→ **TASK MATERIAL**:

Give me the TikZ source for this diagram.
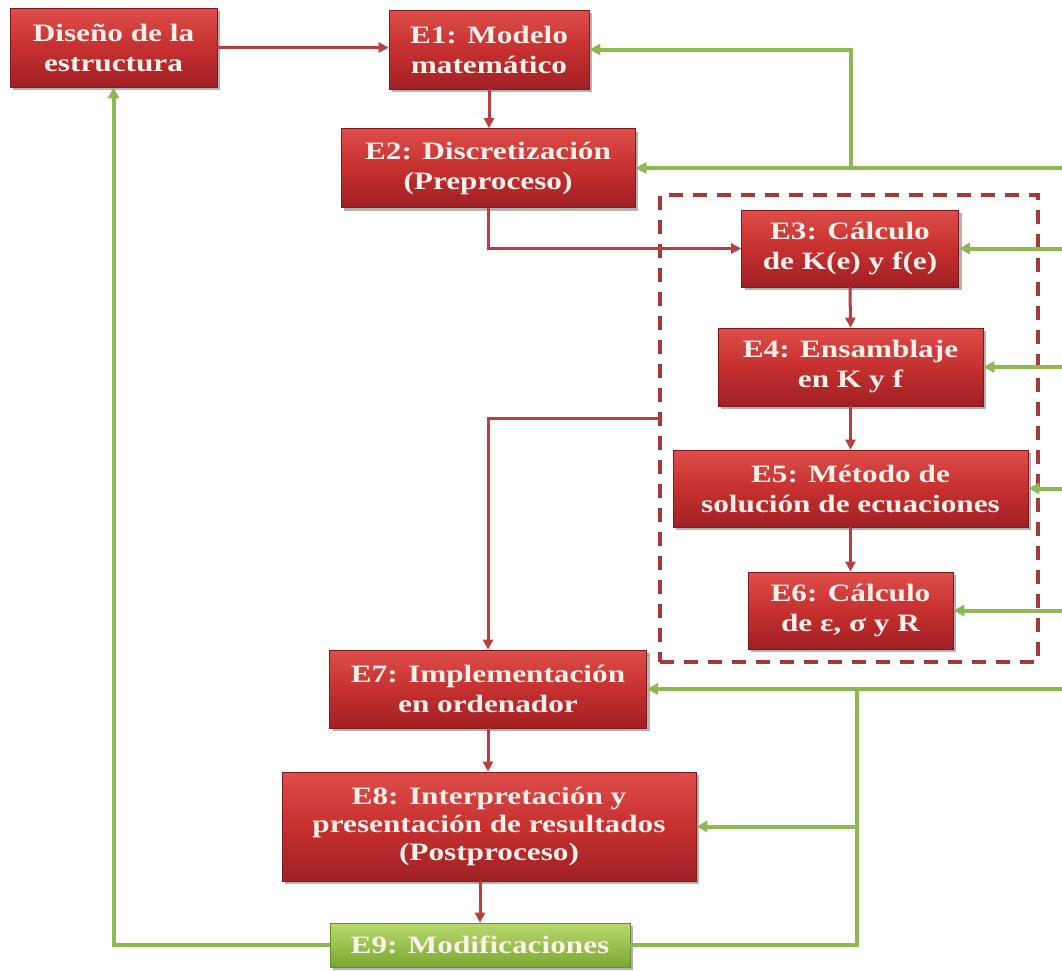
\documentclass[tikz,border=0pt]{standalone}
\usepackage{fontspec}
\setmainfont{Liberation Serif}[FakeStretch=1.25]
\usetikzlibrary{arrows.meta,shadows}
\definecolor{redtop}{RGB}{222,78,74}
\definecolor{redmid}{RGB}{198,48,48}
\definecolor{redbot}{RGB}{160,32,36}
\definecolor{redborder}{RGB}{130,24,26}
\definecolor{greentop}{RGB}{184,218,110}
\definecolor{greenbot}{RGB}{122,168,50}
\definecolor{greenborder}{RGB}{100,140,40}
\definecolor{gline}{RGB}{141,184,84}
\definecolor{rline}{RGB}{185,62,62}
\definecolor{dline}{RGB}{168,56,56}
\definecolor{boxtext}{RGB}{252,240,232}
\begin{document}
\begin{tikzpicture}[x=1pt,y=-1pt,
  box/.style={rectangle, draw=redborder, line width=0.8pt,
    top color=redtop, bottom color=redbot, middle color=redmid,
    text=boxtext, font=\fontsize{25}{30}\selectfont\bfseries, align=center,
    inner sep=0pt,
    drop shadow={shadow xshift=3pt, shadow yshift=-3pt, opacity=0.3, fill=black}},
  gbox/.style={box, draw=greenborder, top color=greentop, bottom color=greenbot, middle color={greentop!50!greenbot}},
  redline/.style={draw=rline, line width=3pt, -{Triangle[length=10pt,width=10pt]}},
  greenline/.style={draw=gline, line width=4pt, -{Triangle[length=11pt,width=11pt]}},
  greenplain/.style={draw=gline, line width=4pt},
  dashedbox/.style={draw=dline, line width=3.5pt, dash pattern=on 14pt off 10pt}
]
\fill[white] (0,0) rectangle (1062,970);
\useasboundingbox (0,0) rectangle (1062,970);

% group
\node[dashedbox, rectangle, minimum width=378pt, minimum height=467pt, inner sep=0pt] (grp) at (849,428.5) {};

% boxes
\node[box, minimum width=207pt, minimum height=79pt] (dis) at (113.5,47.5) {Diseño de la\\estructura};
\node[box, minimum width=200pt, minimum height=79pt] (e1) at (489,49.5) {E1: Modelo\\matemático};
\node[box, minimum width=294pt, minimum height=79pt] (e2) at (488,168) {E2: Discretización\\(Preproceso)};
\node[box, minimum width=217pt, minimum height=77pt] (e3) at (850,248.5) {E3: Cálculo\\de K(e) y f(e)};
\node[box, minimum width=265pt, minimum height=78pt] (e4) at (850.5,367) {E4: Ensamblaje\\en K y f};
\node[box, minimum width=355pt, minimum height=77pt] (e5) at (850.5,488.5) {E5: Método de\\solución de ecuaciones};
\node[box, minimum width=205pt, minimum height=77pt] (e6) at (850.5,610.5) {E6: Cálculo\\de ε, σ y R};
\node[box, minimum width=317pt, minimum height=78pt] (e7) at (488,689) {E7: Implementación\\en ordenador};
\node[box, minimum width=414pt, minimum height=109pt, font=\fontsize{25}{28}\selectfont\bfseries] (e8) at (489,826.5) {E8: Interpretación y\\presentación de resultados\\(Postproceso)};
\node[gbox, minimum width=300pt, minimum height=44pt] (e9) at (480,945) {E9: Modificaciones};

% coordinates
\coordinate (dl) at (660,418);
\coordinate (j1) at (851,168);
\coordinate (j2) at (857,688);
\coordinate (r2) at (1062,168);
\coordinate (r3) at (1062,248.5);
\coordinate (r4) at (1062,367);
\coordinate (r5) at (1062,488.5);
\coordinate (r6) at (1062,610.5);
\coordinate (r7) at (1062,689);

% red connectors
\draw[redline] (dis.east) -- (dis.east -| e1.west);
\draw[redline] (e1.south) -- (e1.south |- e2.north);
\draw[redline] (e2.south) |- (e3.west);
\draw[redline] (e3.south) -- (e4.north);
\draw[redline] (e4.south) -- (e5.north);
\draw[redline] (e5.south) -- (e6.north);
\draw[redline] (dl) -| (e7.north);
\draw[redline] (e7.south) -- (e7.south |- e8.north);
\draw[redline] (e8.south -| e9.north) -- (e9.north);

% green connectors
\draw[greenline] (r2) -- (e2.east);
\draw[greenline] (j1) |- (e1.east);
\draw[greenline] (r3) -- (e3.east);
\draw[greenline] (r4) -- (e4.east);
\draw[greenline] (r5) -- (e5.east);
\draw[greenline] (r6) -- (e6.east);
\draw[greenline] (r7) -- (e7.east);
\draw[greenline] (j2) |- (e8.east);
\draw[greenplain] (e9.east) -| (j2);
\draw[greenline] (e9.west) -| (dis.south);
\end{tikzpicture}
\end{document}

--

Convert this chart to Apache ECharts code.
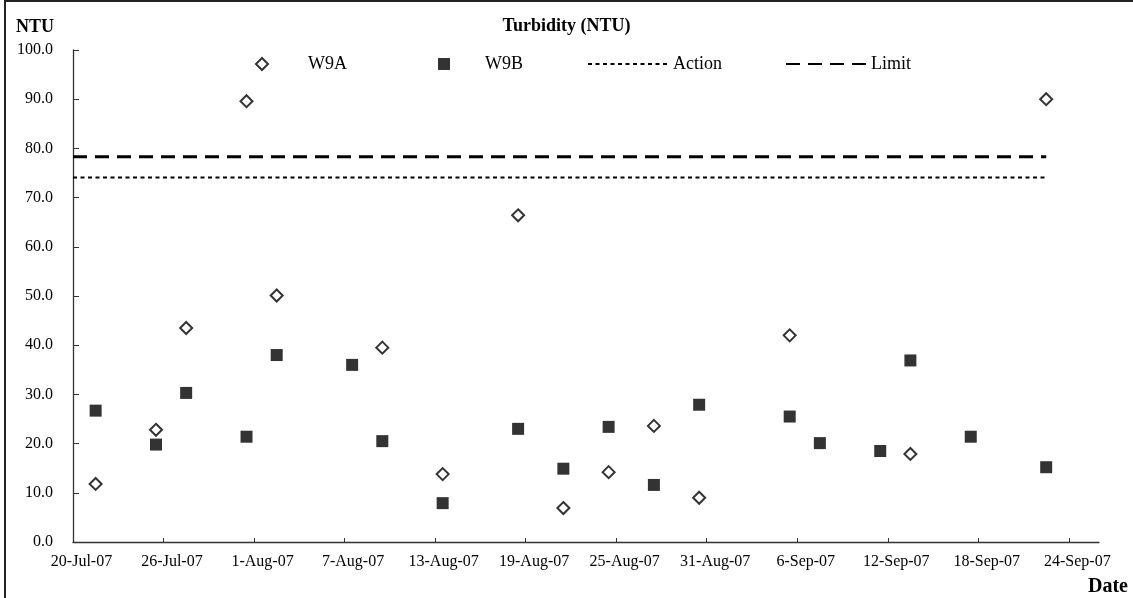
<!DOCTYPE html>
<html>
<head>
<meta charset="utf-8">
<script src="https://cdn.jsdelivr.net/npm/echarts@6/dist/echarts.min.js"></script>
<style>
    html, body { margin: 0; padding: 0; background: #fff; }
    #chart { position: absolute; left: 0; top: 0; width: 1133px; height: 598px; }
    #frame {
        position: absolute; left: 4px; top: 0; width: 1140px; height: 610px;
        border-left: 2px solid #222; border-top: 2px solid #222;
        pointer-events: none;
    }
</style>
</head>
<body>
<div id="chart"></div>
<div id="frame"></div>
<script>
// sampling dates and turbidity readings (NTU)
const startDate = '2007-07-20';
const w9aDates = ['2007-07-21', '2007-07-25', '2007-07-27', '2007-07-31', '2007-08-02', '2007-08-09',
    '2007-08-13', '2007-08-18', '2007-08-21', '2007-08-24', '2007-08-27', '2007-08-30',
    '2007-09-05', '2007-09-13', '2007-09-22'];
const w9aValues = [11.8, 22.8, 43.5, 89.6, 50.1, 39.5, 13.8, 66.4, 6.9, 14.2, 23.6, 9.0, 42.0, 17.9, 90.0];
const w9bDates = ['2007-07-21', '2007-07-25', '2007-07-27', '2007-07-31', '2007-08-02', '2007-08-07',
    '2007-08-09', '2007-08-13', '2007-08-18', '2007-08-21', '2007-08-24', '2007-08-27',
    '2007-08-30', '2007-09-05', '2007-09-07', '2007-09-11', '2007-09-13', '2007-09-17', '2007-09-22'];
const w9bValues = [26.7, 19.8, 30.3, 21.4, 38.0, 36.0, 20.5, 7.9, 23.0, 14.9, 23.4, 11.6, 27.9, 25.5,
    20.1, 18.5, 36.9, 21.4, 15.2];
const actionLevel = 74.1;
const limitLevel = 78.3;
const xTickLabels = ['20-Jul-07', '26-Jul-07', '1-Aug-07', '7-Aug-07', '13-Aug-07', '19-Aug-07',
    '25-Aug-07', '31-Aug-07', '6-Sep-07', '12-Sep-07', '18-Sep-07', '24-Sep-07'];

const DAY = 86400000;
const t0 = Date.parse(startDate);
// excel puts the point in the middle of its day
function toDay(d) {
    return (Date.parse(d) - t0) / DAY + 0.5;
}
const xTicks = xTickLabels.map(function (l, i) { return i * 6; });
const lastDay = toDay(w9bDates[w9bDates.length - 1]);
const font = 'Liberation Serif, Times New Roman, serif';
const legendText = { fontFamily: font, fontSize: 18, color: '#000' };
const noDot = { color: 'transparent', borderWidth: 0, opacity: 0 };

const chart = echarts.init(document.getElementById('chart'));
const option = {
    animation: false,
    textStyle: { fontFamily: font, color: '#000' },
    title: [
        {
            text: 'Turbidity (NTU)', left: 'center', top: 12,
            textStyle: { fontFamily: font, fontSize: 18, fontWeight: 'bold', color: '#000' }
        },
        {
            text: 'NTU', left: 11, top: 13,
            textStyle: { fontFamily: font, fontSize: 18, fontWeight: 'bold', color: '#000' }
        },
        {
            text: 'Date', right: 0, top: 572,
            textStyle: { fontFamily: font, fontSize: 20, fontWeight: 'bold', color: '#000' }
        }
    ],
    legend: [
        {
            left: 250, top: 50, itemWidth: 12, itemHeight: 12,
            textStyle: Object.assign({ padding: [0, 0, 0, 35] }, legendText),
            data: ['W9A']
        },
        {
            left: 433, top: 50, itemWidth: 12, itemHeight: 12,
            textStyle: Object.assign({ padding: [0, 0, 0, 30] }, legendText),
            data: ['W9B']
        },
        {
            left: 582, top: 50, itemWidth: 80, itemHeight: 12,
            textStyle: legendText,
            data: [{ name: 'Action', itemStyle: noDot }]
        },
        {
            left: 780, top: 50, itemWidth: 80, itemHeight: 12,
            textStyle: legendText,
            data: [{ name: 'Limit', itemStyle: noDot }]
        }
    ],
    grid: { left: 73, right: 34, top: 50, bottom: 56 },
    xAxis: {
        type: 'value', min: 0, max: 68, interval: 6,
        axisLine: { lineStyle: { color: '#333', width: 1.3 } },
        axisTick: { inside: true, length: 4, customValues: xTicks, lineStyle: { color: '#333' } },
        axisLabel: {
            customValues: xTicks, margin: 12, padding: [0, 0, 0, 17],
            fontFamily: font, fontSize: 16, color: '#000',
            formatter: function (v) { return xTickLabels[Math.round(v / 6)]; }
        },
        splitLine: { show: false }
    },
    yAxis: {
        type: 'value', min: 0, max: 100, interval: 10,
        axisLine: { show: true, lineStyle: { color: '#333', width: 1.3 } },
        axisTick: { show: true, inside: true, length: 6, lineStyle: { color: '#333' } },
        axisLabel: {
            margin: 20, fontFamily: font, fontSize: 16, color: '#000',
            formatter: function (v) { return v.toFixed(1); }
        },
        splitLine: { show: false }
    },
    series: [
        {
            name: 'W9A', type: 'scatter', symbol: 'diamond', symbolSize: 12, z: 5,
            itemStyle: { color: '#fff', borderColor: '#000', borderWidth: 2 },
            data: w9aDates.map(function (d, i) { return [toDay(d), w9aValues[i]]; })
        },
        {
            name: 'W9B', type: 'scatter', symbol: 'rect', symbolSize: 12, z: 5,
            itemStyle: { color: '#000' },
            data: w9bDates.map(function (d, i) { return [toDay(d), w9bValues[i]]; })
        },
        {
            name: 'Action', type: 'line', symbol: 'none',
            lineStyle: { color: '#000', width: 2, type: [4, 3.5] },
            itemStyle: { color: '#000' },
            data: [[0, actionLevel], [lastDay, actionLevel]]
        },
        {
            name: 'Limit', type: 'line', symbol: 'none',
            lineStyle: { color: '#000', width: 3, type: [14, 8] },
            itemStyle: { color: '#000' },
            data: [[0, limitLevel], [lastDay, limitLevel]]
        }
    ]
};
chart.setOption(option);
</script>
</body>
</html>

→ **TASK TO CARRY OUT**: Give again the lines from "Give me the TikZ source for this diagram." to "minimum width=378pt, minimum" exactly, both of those lines included, and do not include any pictures.

→ **EXERCISE RESPONSE**:
Give me the TikZ source for this diagram.
\documentclass[tikz,border=0pt]{standalone}
\usepackage{fontspec}
\setmainfont{Liberation Serif}[FakeStretch=1.25]
\usetikzlibrary{arrows.meta,shadows}
\definecolor{redtop}{RGB}{222,78,74}
\definecolor{redmid}{RGB}{198,48,48}
\definecolor{redbot}{RGB}{160,32,36}
\definecolor{redborder}{RGB}{130,24,26}
\definecolor{greentop}{RGB}{184,218,110}
\definecolor{greenbot}{RGB}{122,168,50}
\definecolor{greenborder}{RGB}{100,140,40}
\definecolor{gline}{RGB}{141,184,84}
\definecolor{rline}{RGB}{185,62,62}
\definecolor{dline}{RGB}{168,56,56}
\definecolor{boxtext}{RGB}{252,240,232}
\begin{document}
\begin{tikzpicture}[x=1pt,y=-1pt,
  box/.style={rectangle, draw=redborder, line width=0.8pt,
    top color=redtop, bottom color=redbot, middle color=redmid,
    text=boxtext, font=\fontsize{25}{30}\selectfont\bfseries, align=center,
    inner sep=0pt,
    drop shadow={shadow xshift=3pt, shadow yshift=-3pt, opacity=0.3, fill=black}},
  gbox/.style={box, draw=greenborder, top color=greentop, bottom color=greenbot, middle color={greentop!50!greenbot}},
  redline/.style={draw=rline, line width=3pt, -{Triangle[length=10pt,width=10pt]}},
  greenline/.style={draw=gline, line width=4pt, -{Triangle[length=11pt,width=11pt]}},
  greenplain/.style={draw=gline, line width=4pt},
  dashedbox/.style={draw=dline, line width=3.5pt, dash pattern=on 14pt off 10pt}
]
\fill[white] (0,0) rectangle (1062,970);
\useasboundingbox (0,0) rectangle (1062,970);

% group
\node[dashedbox, rectangle, minimum width=378pt, minimum height=467pt, inner sep=0pt] (grp) at (849,428.5) {};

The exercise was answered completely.